### [COLLECTED DATA]
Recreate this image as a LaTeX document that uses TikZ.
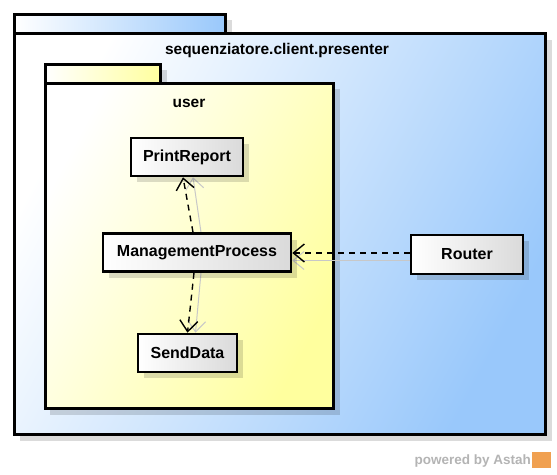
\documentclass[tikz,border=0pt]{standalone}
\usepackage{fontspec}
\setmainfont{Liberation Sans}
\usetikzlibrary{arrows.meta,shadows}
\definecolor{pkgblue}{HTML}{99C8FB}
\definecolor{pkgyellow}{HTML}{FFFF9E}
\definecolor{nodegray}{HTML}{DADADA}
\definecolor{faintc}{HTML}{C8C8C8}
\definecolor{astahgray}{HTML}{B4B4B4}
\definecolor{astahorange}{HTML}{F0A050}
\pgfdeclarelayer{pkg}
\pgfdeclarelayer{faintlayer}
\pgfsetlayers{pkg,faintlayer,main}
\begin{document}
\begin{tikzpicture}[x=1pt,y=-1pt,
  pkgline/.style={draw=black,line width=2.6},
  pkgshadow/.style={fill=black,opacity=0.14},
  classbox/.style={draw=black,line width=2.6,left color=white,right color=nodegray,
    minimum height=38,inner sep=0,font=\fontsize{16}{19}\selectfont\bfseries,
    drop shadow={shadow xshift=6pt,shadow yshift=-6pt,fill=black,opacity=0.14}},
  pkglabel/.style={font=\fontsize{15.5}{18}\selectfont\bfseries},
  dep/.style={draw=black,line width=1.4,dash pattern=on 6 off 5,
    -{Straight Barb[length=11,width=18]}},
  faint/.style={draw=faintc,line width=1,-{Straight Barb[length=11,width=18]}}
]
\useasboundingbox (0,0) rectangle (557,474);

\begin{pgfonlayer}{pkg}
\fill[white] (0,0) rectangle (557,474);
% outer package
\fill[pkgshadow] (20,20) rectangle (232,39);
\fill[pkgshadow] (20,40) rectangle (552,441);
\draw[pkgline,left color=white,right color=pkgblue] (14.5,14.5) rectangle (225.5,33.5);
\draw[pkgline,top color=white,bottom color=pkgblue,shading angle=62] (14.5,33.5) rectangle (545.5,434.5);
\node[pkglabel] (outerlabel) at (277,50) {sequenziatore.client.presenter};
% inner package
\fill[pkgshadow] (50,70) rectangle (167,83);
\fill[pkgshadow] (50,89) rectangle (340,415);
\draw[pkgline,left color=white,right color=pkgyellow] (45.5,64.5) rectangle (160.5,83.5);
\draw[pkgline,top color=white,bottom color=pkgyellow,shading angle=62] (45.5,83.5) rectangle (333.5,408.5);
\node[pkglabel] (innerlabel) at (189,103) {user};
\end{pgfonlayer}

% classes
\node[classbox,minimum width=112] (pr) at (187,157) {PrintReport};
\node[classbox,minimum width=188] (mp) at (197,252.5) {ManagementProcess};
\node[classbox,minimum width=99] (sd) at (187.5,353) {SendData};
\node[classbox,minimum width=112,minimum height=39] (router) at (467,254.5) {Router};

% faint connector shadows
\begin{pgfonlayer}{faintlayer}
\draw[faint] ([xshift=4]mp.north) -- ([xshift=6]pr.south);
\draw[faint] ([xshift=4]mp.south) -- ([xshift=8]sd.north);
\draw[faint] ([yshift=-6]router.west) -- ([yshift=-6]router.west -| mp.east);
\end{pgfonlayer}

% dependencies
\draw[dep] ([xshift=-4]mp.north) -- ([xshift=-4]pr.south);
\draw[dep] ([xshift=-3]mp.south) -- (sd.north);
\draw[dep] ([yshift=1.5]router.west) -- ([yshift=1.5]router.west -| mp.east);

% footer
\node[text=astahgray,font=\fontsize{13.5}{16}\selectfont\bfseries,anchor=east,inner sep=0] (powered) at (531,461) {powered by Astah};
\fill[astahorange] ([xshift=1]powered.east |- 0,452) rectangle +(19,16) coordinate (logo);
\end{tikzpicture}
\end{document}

### [WRITTEN EXERCISE]
Quote the data above in full and without alteration; skip the pictures.

### [SOLUTION FOR THIS EXERCISE]
Recreate this image as a LaTeX document that uses TikZ.
\documentclass[tikz,border=0pt]{standalone}
\usepackage{fontspec}
\setmainfont{Liberation Sans}
\usetikzlibrary{arrows.meta,shadows}
\definecolor{pkgblue}{HTML}{99C8FB}
\definecolor{pkgyellow}{HTML}{FFFF9E}
\definecolor{nodegray}{HTML}{DADADA}
\definecolor{faintc}{HTML}{C8C8C8}
\definecolor{astahgray}{HTML}{B4B4B4}
\definecolor{astahorange}{HTML}{F0A050}
\pgfdeclarelayer{pkg}
\pgfdeclarelayer{faintlayer}
\pgfsetlayers{pkg,faintlayer,main}
\begin{document}
\begin{tikzpicture}[x=1pt,y=-1pt,
  pkgline/.style={draw=black,line width=2.6},
  pkgshadow/.style={fill=black,opacity=0.14},
  classbox/.style={draw=black,line width=2.6,left color=white,right color=nodegray,
    minimum height=38,inner sep=0,font=\fontsize{16}{19}\selectfont\bfseries,
    drop shadow={shadow xshift=6pt,shadow yshift=-6pt,fill=black,opacity=0.14}},
  pkglabel/.style={font=\fontsize{15.5}{18}\selectfont\bfseries},
  dep/.style={draw=black,line width=1.4,dash pattern=on 6 off 5,
    -{Straight Barb[length=11,width=18]}},
  faint/.style={draw=faintc,line width=1,-{Straight Barb[length=11,width=18]}}
]
\useasboundingbox (0,0) rectangle (557,474);

\begin{pgfonlayer}{pkg}
\fill[white] (0,0) rectangle (557,474);
% outer package
\fill[pkgshadow] (20,20) rectangle (232,39);
\fill[pkgshadow] (20,40) rectangle (552,441);
\draw[pkgline,left color=white,right color=pkgblue] (14.5,14.5) rectangle (225.5,33.5);
\draw[pkgline,top color=white,bottom color=pkgblue,shading angle=62] (14.5,33.5) rectangle (545.5,434.5);
\node[pkglabel] (outerlabel) at (277,50) {sequenziatore.client.presenter};
% inner package
\fill[pkgshadow] (50,70) rectangle (167,83);
\fill[pkgshadow] (50,89) rectangle (340,415);
\draw[pkgline,left color=white,right color=pkgyellow] (45.5,64.5) rectangle (160.5,83.5);
\draw[pkgline,top color=white,bottom color=pkgyellow,shading angle=62] (45.5,83.5) rectangle (333.5,408.5);
\node[pkglabel] (innerlabel) at (189,103) {user};
\end{pgfonlayer}

% classes
\node[classbox,minimum width=112] (pr) at (187,157) {PrintReport};
\node[classbox,minimum width=188] (mp) at (197,252.5) {ManagementProcess};
\node[classbox,minimum width=99] (sd) at (187.5,353) {SendData};
\node[classbox,minimum width=112,minimum height=39] (router) at (467,254.5) {Router};

% faint connector shadows
\begin{pgfonlayer}{faintlayer}
\draw[faint] ([xshift=4]mp.north) -- ([xshift=6]pr.south);
\draw[faint] ([xshift=4]mp.south) -- ([xshift=8]sd.north);
\draw[faint] ([yshift=-6]router.west) -- ([yshift=-6]router.west -| mp.east);
\end{pgfonlayer}

% dependencies
\draw[dep] ([xshift=-4]mp.north) -- ([xshift=-4]pr.south);
\draw[dep] ([xshift=-3]mp.south) -- (sd.north);
\draw[dep] ([yshift=1.5]router.west) -- ([yshift=1.5]router.west -| mp.east);

% footer
\node[text=astahgray,font=\fontsize{13.5}{16}\selectfont\bfseries,anchor=east,inner sep=0] (powered) at (531,461) {powered by Astah};
\fill[astahorange] ([xshift=1]powered.east |- 0,452) rectangle +(19,16) coordinate (logo);
\end{tikzpicture}
\end{document}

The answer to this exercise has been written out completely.